La estética de Guillermo del Toro
Como es usual, del Toro marca sus obras con un profundo sello autoral. Y no solamente a sus historias, donde los temas parecen ser recurrentes (la infancia y el amor en contraposición a la maldad humana), sino también al apartado estético. La imaginería de este Pinocho sigue la misma estela de las anteriores obras del director. Las criaturas obedecen a deformaciones físicas que los hacen únicos y originales. Pero, sobre todo, esto se nota en el propio Pinocho, el cual no tiene forma meramente humana, sino que es un tosco muñeco de madera vagamente pulido, lo que hace aún más visible ese deseo por conquistar la humanidad.
Al fin y al cabo, Pinocho es una historia preeminentemente infantil, por mucho que se intente comprometer con temas adultos. Sin embargo, el mexicano es la persona idónea para mezclar ambos mundos y hacer difusa esa línea. Su cinta es para niños, pero no los trata como meros espectadores títeres. Es una conversación de tú a tú donde el humor casi slapstick y las excentricidades sirven como nexo en común. Como el pegamento entre dos universos.

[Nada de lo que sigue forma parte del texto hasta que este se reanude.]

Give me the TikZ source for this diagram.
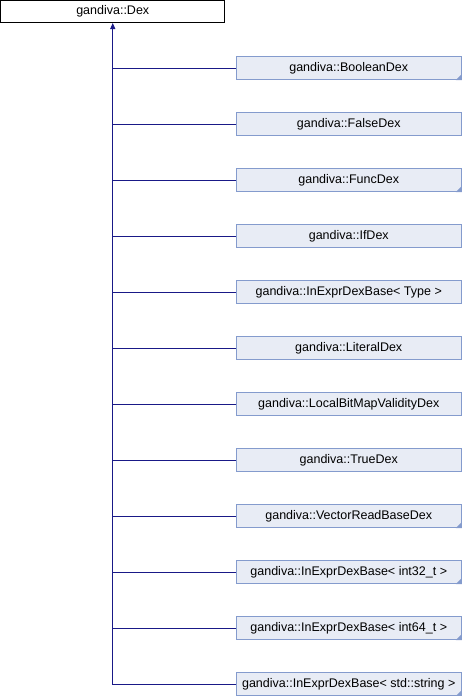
\documentclass[tikz,border=0pt]{standalone}
\usepackage{fontspec}
\setmainfont{Liberation Sans}
\usetikzlibrary{arrows.meta}

\definecolor{edgeblue}{RGB}{25,25,135}
\definecolor{boxline}{RGB}{132,155,205}
\definecolor{boxfill}{RGB}{232,236,245}

\tikzset{
  basebox/.style={draw=black, fill=white, line width=1pt, minimum width=224pt, minimum height=22pt,
    inner sep=0pt, font=\fontsize{12.5}{14}\selectfont},
  childbox/.style={draw=boxline, fill=boxfill, line width=1pt, minimum width=225pt, minimum height=23pt,
    inner sep=0pt, font=\fontsize{12.5}{14}\selectfont},
  edge/.style={draw=edgeblue, line width=1pt},
  corner/.style={fill=boxline}
}

\begin{document}
\begin{tikzpicture}[x=1pt,y=-1pt]
            \useasboundingbox (0,0) rectangle (462,696);

            % Base class
            \node[basebox] (dex) at (112.75,11.5) {gandiva::Dex};

            % Derived classes (name / label / has corner mark)
            \foreach \name/\txt/\mark [count=\i] in {
                booleandex/{gandiva::BooleanDex}/1,
                falsedex/{gandiva::FalseDex}/0,
                funcdex/{gandiva::FuncDex}/1,
                ifdex/{gandiva::IfDex}/0,
                inexprtype/{gandiva::InExprDexBase< Type >}/0,
                literaldex/{gandiva::LiteralDex}/0,
                localbitmap/{gandiva::LocalBitMapValidityDex}/0,
                truedex/{gandiva::TrueDex}/0,
                vectorread/{gandiva::VectorReadBaseDex}/1,
                inexprint32/{gandiva::InExprDexBase< int32\_t >}/1,
                inexprint64/{gandiva::InExprDexBase< int64\_t >}/1,
                inexprstring/{gandiva::InExprDexBase< std::string >}/1}{
                \node[childbox] (\name) at (348.75,68+56*\i-56) {\txt};
                \ifnum\mark=1
                    \fill[corner] (\name.south east) -- ++(-6,0) -- ++(6,-6) -- cycle;
                \fi
            }

            % Inheritance connectors
            \coordinate (bend) at (dex.south |- inexprstring.west);
            \draw[edge, {Triangle[length=6pt,width=5pt]}-] (dex.south) -- (bend) -- (inexprstring.west);
            \foreach \name in {booleandex,falsedex,funcdex,ifdex,inexprtype,literaldex,
                localbitmap,truedex,vectorread,inexprint32,inexprint64}
                \draw[edge] (dex.south |- \name.west) -- (\name.west);

\end{tikzpicture}
\end{document}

Pinocho de Guillermo del Toro no es perfecta. ¿Y qué?
Sin embargo, la cinta divaga en algunos puntos de su narración y, mayormente, en sus escenas musicales, las cuales son un tanto molestas porque no solo frenan la historia, sino que son canciones poco trabajadas e incluso molestas al oído. Pero es algo perdonable. Porque del Toro nos ofrece un espectáculo visual y una reflexión moral compleja que hacen que este Pinocho se vuelva un clásico moderno e instantáneo que me habría hecho babear de haberla visto en mi infancia. No importa que tanto los espectadores adultos como los niños tengan que pagar ciertos peajes para poder entrar de lleno en la obra, al final todo merece la pena. Su final triste, a la par que vitalista (y, por fin, humano) es la guinda final de uno de los mejores Pinochos que ha visto el séptimo arte. Póngansela a sus hijos.